George Canning (1770-1827) Prime Minister
Mezzotintpublished 9 April 1829
About the work
This mezzotint after a portrait by Thomas Lawrence shows former Prime Minister George Canning standing before empty benches in the House of Commons, the Foreign Office Dispatch Box on the Front Bench denoting his status as Foreign Secretary. His alert, piercing look and tense, defensive posture give some impression of the sharp intelligence and drive of a man whose career was the target of much public comment and criticism.
The original portrait, on which this print is based, was commissioned by King George IV in 1825 and remains in the Royal Collection. Several copies were painted by Lawrence’s assistants in about 1826, when Canning’s portrait was displayed in British Embassies across the world. Two painted copies are in the Government Art Collection.
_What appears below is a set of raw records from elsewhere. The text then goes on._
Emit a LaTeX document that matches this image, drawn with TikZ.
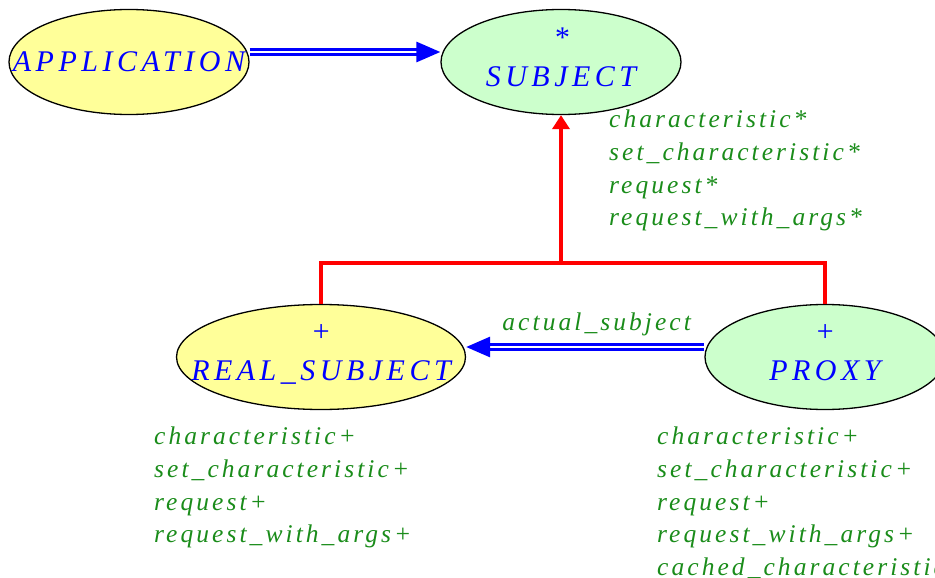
\documentclass[tikz,border=0pt]{standalone}
\usepackage{fontspec}
\setmainfont{Liberation Serif}
\newfontfamily\clsfont[LetterSpace=15]{Liberation Serif}
\newfontfamily\featfont[LetterSpace=12]{Liberation Serif}
\definecolor{deferred}{HTML}{CCFFCC}
\definecolor{effective}{HTML}{FFFF99}
\definecolor{featgreen}{HTML}{1A8C1A}
\usetikzlibrary{arrows.meta, shapes.geometric}

\begin{document}
\begin{tikzpicture}[x=1pt, y=-1pt,
  cls/.style={ellipse, draw=black, line width=1.3pt, inner sep=0pt},
  clsname/.style={text=blue, align=center, inner sep=0pt,
    font=\clsfont\itshape\fontsize{30}{39}\selectfont},
  feat/.style={text=featgreen, align=left, inner sep=0pt, anchor=north west,
    font=\featfont\itshape\fontsize{25.5}{32.6}\selectfont},
  client/.style={draw=blue, line width=3pt, double=white, double distance=2pt,
    -{Triangle[length=24pt,width=20pt]}},
  inherit/.style={draw=red, line width=4pt}]
  \useasboundingbox (0,0) rectangle (935,578);
  % Classes: deferred (green) and effective (yellow).
  \node[cls, fill=effective, minimum width=240pt, minimum height=105pt,
    label={[clsname, name=appname]center:APPLICATION}] (app) at (129,62) {};
  \node[cls, fill=deferred, minimum width=240pt, minimum height=105pt,
    label={[clsname, name=subjname, text depth=9pt]center:{*\\SUBJECT}}] (subj) at (561,62) {};
  \node[cls, fill=effective, minimum width=289pt, minimum height=105pt,
    label={[clsname, name=realname, text depth=9pt]center:{+\\REAL\_SUBJECT}}] (real) at (321,357) {};
  \node[cls, fill=deferred, minimum width=240pt, minimum height=105pt,
    label={[clsname, name=proxyname, text depth=9pt]center:{+\\PROXY}}] (proxy) at (825,357) {};
  % Feature lists under each class.
  \node[feat] (subjfeat) at (609,110) {characteristic*\\set\_characteristic*\\request*\\request\_with\_args*};
  \node[feat] (realfeat) at (154,427) {characteristic+\\set\_characteristic+\\request+\\request\_with\_args+};
  \node[feat] (proxyfeat) at (657,427) {characteristic+\\set\_characteristic+\\request+\\request\_with\_args+\\cached\_characteristic+};
  % Client links.
  \draw[client] ([yshift=10pt]app.east) -- ([yshift=10pt]subj.west);
  \draw[client] ([yshift=10pt]proxy.west) --
    node[pos=0.452, anchor=south, yshift=10pt, inner sep=0pt, text=featgreen,
      font=\featfont\itshape\fontsize{25.5}{32.6}\selectfont] (actual) {actual\_subject}
    ([yshift=10pt]real.east);
  % Inheritance fork.
  \coordinate (fork) at (561,263);
  \draw[inherit] (real.north) |- (fork) -| (proxy.north);
  \draw[inherit, -{Triangle[length=14pt,width=17pt]}] (fork) -- (subj.south);
\end{tikzpicture}
\end{document}
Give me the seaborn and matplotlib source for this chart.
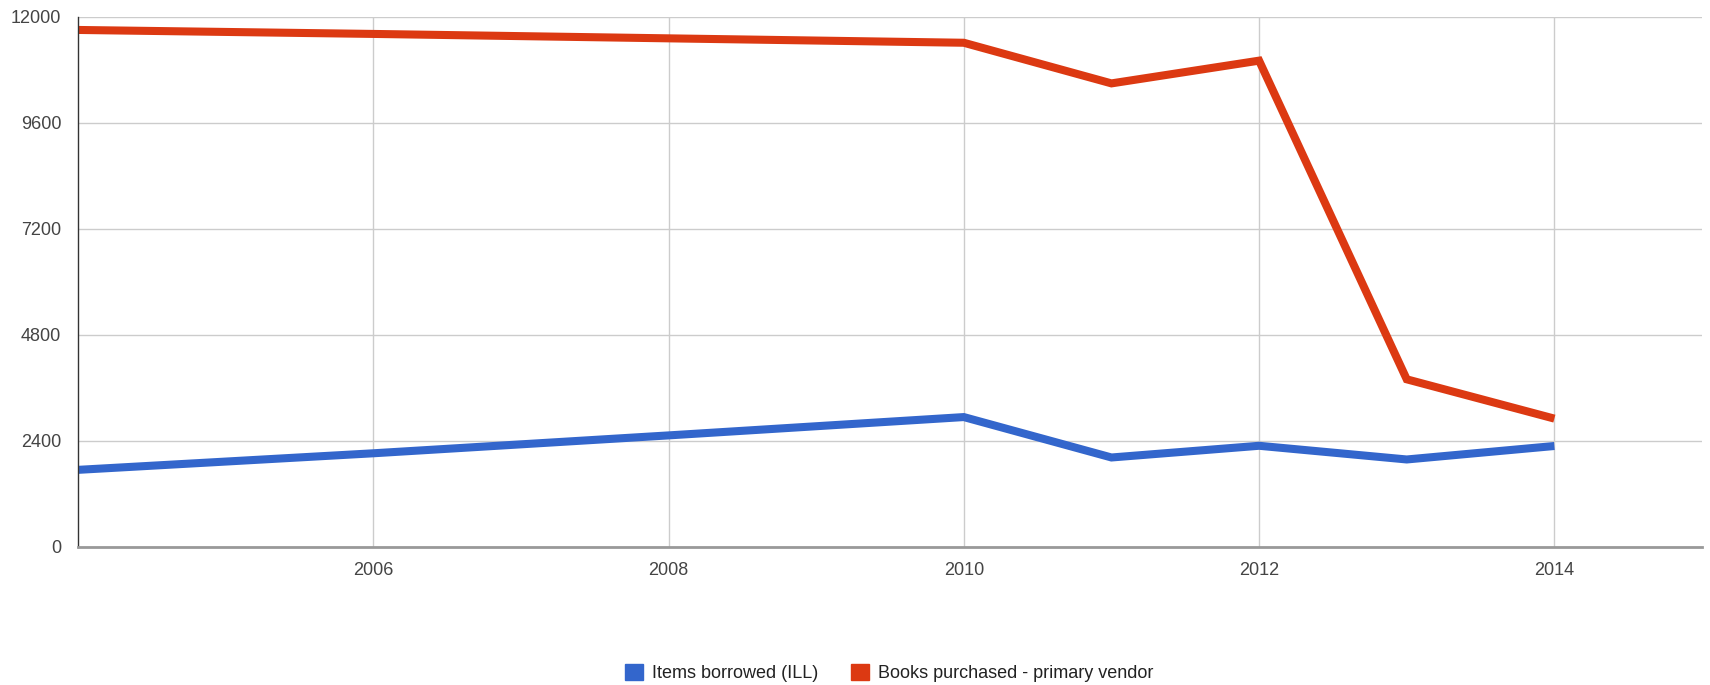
import matplotlib
matplotlib.use("Agg")
import matplotlib.pyplot as plt
from matplotlib.patches import Patch
import seaborn as sns
import pandas as pd

years = [2004, 2006, 2008, 2010, 2011, 2012, 2013, 2014]
items_borrowed = [1740, 2115, 2520, 2935, 2020, 2285, 1975, 2280]
books_purchased = [11700, 11610, 11510, 11410, 10490, 11005, 3790, 2900]
series_names = ["Items borrowed (ILL)", "Books purchased - primary vendor"]
series_colors = ["#3366CC", "#DC3912"]
y_ticks = [0, 2400, 4800, 7200, 9600, 12000]
x_ticks = [2006, 2008, 2010, 2012, 2014]

df = pd.DataFrame({
    "year": years * 2,
    "value": items_borrowed + books_purchased,
    "series": [series_names[0]] * len(years) + [series_names[1]] * len(years),
})

sns.set_style("white")
plt.rcParams["font.family"] = ["Liberation Sans", "DejaVu Sans"]

fig = plt.figure(figsize=(17.1, 6.85), dpi=100)
ax = fig.add_axes([78 / 1710, 1 - 546.7 / 685, (1702 - 78) / 1710, (546.7 - 16.7) / 685])

sns.lineplot(data=df, x="year", y="value", hue="series", hue_order=series_names,
             palette=series_colors, linewidth=5.8, ax=ax, legend=False,
             solid_joinstyle="miter", solid_capstyle="butt")

ax.set_xlim(2004, 2015)
ax.set_ylim(0, 12000)
ax.set_xticks(x_ticks)
ax.set_xticklabels([str(t) for t in x_ticks])
ax.set_yticks(y_ticks)
ax.set_yticklabels([str(t) for t in y_ticks])
ax.grid(True, color="#cccccc", linewidth=1)
ax.set_axisbelow(True)
ax.set_xlabel("")
ax.set_ylabel("")
ax.tick_params(axis="both", length=0, labelsize=13, colors="#444444")
ax.tick_params(axis="x", pad=11)
ax.tick_params(axis="y", pad=12)
for s in ["top", "right"]:
    ax.spines[s].set_visible(False)
ax.spines["left"].set_color("#333333")
ax.spines["left"].set_linewidth(1)
ax.spines["bottom"].set_color("#999999")
ax.spines["bottom"].set_linewidth(2)

handles = [Patch(facecolor=c, edgecolor=c) for c in series_colors]
fig.legend(handles, series_names, loc="center", bbox_to_anchor=(889 / 1710, 1 - 673 / 685),
           ncol=2, frameon=False, fontsize=13, handlelength=1.0, handleheight=1.0,
           handletextpad=0.5, columnspacing=1.8, labelcolor="#222222")

fig.savefig("out.png", dpi=100)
Lawrence himself made four portraits of Canning in total, between 1809 and 1826. The artist seems to have been on good terms with Canning, to whom it was said he shared a close physical resemblance.
About the artist
Sir Thomas Lawrence was born in Bristol; the son of a supervisor of excise. In 1773 the family moved to Wiltshire to run a coaching inn but financial difficulties led them to move again to Bath, where Lawrence first worked as a portraitist. He may have had lessons from William Hoare, before enrolling at the Royal Academy schools in 1787. Aged 20, he received a royal commission for portraits of Queen Charlotte (1789-90) and Princess Amelia (1789). At 23 he replaced Reynolds as Painter-in-Ordinary and at 25, became a Royal Academician. Despite such success, he never escaped crippling debt. In 1815 he was knighted and commissioned to paint the Waterloo Chamber series of portraits. He replaced West as President of the Royal Academy in 1820.